Political differences mattered little the next year when audiences and critics alike warmed to Wayne’s Oscar-winning performance as the cantankerous one-eyed marshal, Rooster Cogburn, in True Grit (1969). Of Wayne’s remaining dozen screen appearances, mostly formulaic westerns and two ill-received attempts at the currently popular crime genre (McQ  and Brannigan ), only his last film, The Shootist (1976), generated much favorable notice. This elegiac western about a gunfighter dying of cancer was a grim reminder of Wayne’s real-life battle with the disease that he had apparently won in the mid-1960s but would soon be fighting again. Two years after making The Shootist Wayne underwent open-heart surgery and in early 1979 was operated on for stomach cancer. Shortly after an appearance at the Academy Awards ceremony in April to present the Oscar for best picture, Wayne succumbed to what he had termed “the Big C.” He died at the UCLA Medical Center.

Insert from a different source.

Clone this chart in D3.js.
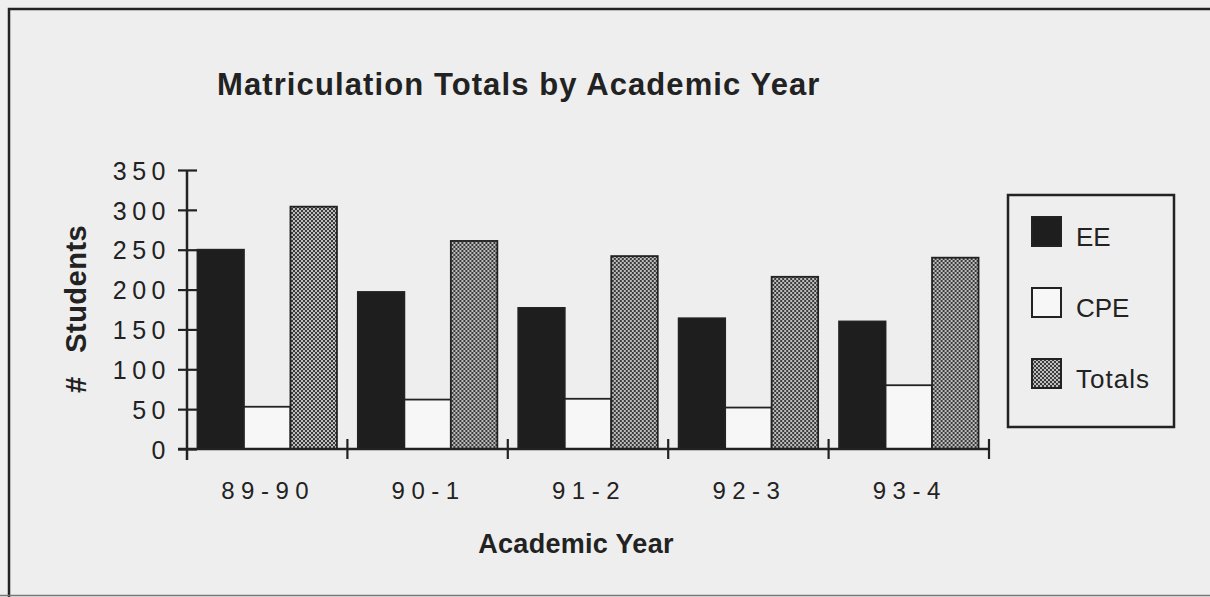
<!DOCTYPE html>
<html>
<head>
<meta charset="utf-8">
<script src="https://cdn.jsdelivr.net/npm/d3@7"></script>
<style>
  body { margin: 0; background: #eeeeee; }
  svg { display: block; font-family: "Liberation Sans", Arial, Helvetica, sans-serif; }
  text { fill: #222; }
</style>
</head>
<body>
<div id="chart"></div>
<script>
// data
const years = ["89-90", "90-1", "91-2", "92-3", "93-4"];
const series = ["EE", "CPE", "Totals"];
const eeValues = [250, 197, 177, 164, 160];
const cpeValues = [53, 62, 63, 52, 80];
const totalValues = [304, 261, 242, 216, 240];
const yTicks = [0, 50, 100, 150, 200, 250, 300, 350];

const valuesBySeries = { EE: eeValues, CPE: cpeValues, Totals: totalValues };
const rows = years.map((yr, i) => ({ year: yr, values: series.map(s => ({ key: s, value: valuesBySeries[s][i] })) }));

// set dimensions
const width = 1210,
    height = 597,
    plot = { left: 187, right: 989, top: 170, bottom: 449 };

const ink = "#222";
const fills = { EE: "#1e1e1e", CPE: "#f7f7f7", Totals: "url(#dots)" };

// create svg
const svg = d3.select("#chart")
    .append("svg")
    .attr("width", width)
    .attr("height", height);

// dithered fill for totals
const pat = svg.append("defs").append("pattern")
    .attr("id", "dots")
    .attr("width", 4)
    .attr("height", 4)
    .attr("patternUnits", "userSpaceOnUse");
pat.append("rect").attr("width", 4).attr("height", 4).attr("fill", "#bdbdbd");
pat.append("rect").attr("width", 2).attr("height", 2).attr("fill", "#3a3a3a");
pat.append("rect").attr("x", 2).attr("y", 2).attr("width", 2).attr("height", 2).attr("fill", "#3a3a3a");

// page frame
svg.append("path")
    .attr("d", `M9,597 V9 H${width}`)
    .attr("fill", "none")
    .attr("stroke", ink)
    .attr("stroke-width", 2.5);
svg.append("line")
    .attr("x1", 0).attr("x2", width)
    .attr("y1", 595.5).attr("y2", 595.5)
    .attr("stroke", "#777")
    .attr("stroke-width", 1.5);

// scales
const x = d3.scaleBand()
    .domain(years)
    .range([plot.left, plot.right])
    .paddingInner(0)
    .paddingOuter(0);

const x1 = d3.scaleBand()
    .domain(series)
    .range([0, x.bandwidth()])
    .paddingInner(0)
    .paddingOuter(0.225);

const y = d3.scaleLinear()
    .domain([0, 350])
    .range([plot.bottom, plot.top]);

// title
svg.append("text")
    .attr("x", 217)
    .attr("y", 95)
    .attr("font-size", 31)
    .attr("font-weight", "bold")
    .attr("letter-spacing", 1.1)
    .text("Matriculation Totals by Academic Year");

// bars
const group = svg.selectAll("g.year")
    .data(rows)
    .enter()
    .append("g")
    .attr("class", "year")
    .attr("transform", d => `translate(${x(d.year)},0)`);

group.selectAll("rect")
    .data(d => d.values)
    .enter()
    .append("rect")
    .attr("x", d => x1(d.key))
    .attr("y", d => y(d.value))
    .attr("width", x1.bandwidth())
    .attr("height", d => y(0) - y(d.value))
    .attr("fill", d => fills[d.key])
    .attr("stroke", ink)
    .attr("stroke-width", 1.8);

// y axis
const yAxis = svg.append("g")
    .attr("transform", `translate(${plot.left},0)`)
    .call(d3.axisLeft(y).tickValues(yTicks).tickSize(9).tickSizeOuter(0));

yAxis.select(".domain").remove();
yAxis.selectAll(".tick line")
    .attr("x1", 10)
    .attr("stroke", ink)
    .attr("stroke-width", 2.2);
yAxis.selectAll(".tick text")
    .attr("x", -16)
    .attr("dy", "0.37em")
    .attr("font-size", 25)
    .attr("letter-spacing", 5.5)
    .attr("font-family", "Liberation Sans, Arial, sans-serif")
    .attr("fill", ink);

svg.append("line")
    .attr("x1", plot.left).attr("x2", plot.left)
    .attr("y1", y(350)).attr("y2", plot.bottom + 11)
    .attr("stroke", ink)
    .attr("stroke-width", 2.5);

// x axis
svg.append("line")
    .attr("x1", plot.left - 9).attr("x2", plot.right)
    .attr("y1", plot.bottom).attr("y2", plot.bottom)
    .attr("stroke", ink)
    .attr("stroke-width", 2.5);

const bounds = years.map(d => x(d)).concat([x(years[years.length - 1]) + x.bandwidth()]);
svg.selectAll("line.xtick")
    .data(bounds.slice(1))
    .enter()
    .append("line")
    .attr("class", "xtick")
    .attr("x1", d => d).attr("x2", d => d)
    .attr("y1", plot.bottom - 10).attr("y2", plot.bottom + 10)
    .attr("stroke", ink)
    .attr("stroke-width", 2.2);

svg.selectAll("text.xlabel")
    .data(years)
    .enter()
    .append("text")
    .attr("class", "xlabel")
    .attr("x", d => x(d) + x.bandwidth() / 2 + 1)
    .attr("y", 499)
    .attr("text-anchor", "middle")
    .attr("font-size", 24)
    .attr("letter-spacing", 6.5)
    .text(d => d);

// axis titles
svg.append("text")
    .attr("x", 576)
    .attr("y", 553)
    .attr("text-anchor", "middle")
    .attr("font-size", 27)
    .attr("font-weight", "bold")
    .attr("letter-spacing", 0.3)
    .text("Academic Year");

const yTitle = svg.append("text")
    .attr("transform", "translate(86,393) rotate(-90)")
    .attr("font-size", 29)
    .attr("font-weight", "bold");
yTitle.append("tspan").text("#");
yTitle.append("tspan").attr("dx", 24).attr("letter-spacing", 0.5).text("Students");

// legend
const legend = svg.append("g");
legend.append("rect")
    .attr("x", 1008).attr("y", 195)
    .attr("width", 166).attr("height", 232)
    .attr("fill", "none")
    .attr("stroke", ink)
    .attr("stroke-width", 2.5);

const item = legend.selectAll("g.item")
    .data(series)
    .enter()
    .append("g")
    .attr("class", "item")
    .attr("transform", (d, i) => `translate(1032,${217 + i * 71})`);

item.append("rect")
    .attr("width", 29)
    .attr("height", 29)
    .attr("fill", d => fills[d])
    .attr("stroke", ink)
    .attr("stroke-width", 2);

item.append("text")
    .attr("x", 44)
    .attr("y", 29)
    .attr("font-size", 26)
    .attr("letter-spacing", d => d === "Totals" ? 1 : 0)
    .text(d => d);
</script>
</body>
</html>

“In an age of few heroes,” President Jimmy Carter eulogized on Wayne’s death, “he was the genuine article.” Two weeks earlier, Wayne was awarded a congressional gold medal–with the inscription “John Wayne, American.” These and similarly worded tributes speak to Wayne’s iconic importance as a celebrity whose public life had become inseparable from the heroic screen image he had cultivated in a career that spanned five decades. Ideological hostility had dissipated somewhat since the mid-1970s, and in his many interviews and public appearances Wayne appeared less strident and more good natured, if still unwavering and forthright, in voicing his traditionalist beliefs. Short of according him the status of a great actor, colleagues commonly attested to his professionalism and film critics/scholars increasingly credited the emotive power of his unique screen presence as indispensable to the artistic merits of his best films.